An Accenture study of nearly 48,000 insurance customers found that customers are often willing to share personal data with insurers in order to receive personalized pricing and coverage. Yet they harbor doubts that insurers can adequately protect that information.

“Consumers are embracing the data-for-personalized pricing trend and want insurers to reward their efforts to improve their well-being, but it comes with a warning that trust is waning, and they want to feel in control of their data,” says Kenneth Saldhana, head of Accenture’s Insurance industry group.

It can be especially important for customers to feel in control of their data when their information may be exposed through relationships the customer never even participated in. For instance, in August 2021, T-Mobile reported a breach that exposed the personal data of nearly 50 million people — the majority of whom were prospective customers and had applied for credit, but had never actually had an account with T-Mobile.

Meanwhile, the insurance industry remains a tempting target for data theft. Because insurance companies store large amounts of personal and potentially sensitive information about their customers, it makes sense that attacks against the industry will not only continue, but increase in terms of severity and frequency.

Meeting Digital Security and Privacy Expectations

Customers’ understanding of digital security and privacy often varies according to their own background, expertise and life experience. Some customers have long experience dealing with cyber security and privacy questions, while others have little more than a sense of unease at seeing headlines about yet another data breach.

Customers may be further confused by the patchwork of privacy laws that cover various types of data in different ways and over a number of locations. The United States does not currently have a single comprehensive data privacy law; rather, legal protections for customers may depend on where they or their insurer are located.

This patchwork can leave customers confused. “Most people believe they’re protected, until they’re not. Sadly, because this [legal protection] ecosystem is hidden from view and not transparent, consumers aren’t able to see and understand the flow of information,” says technologist Ashkan Soltani, who provides research and analysis for the Federal Trade Commission and Attorneys General of California, New Jersey, Tennessee, and Ohio.

One way to better understand customers’ points of concern about digital privacy and safety is to look at the coverages customers seek for their own businesses or personal lives. Many popular cyber liability policies divide digital security and privacy risks into four broad categories: network security and privacy, network business interruption, media liability, and errors and omissions, writes Dan Burke, national cyber practice leader at insurance brokerage and consulting firm Woodruff Sawyer.

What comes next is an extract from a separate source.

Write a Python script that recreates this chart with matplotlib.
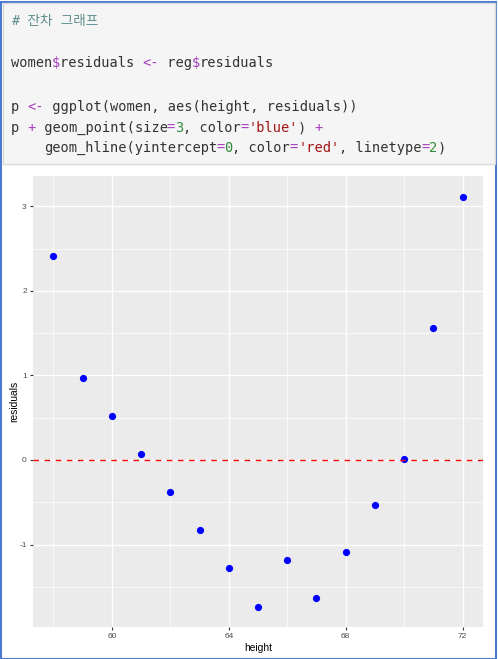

Cyber liability coverage focuses on how data breaches occur and the disruptions caused when those breaches occur. For customers, these are two vital questions as well. By helping customers understand how their data is secured and engaging them in ways to prevent breaches or mitigate their harm, insurers can boost customer confidence while also reducing risks.

Customers are unlikely to stop using digital tools to connect with their insurers. In fact, use of digital communications is likely to increase as smartphones and other digital tools become ever more common. By giving customers a sense of control over their own data security and privacy, insurers can allay fears and engage customers in preventing or mitigating data breaches.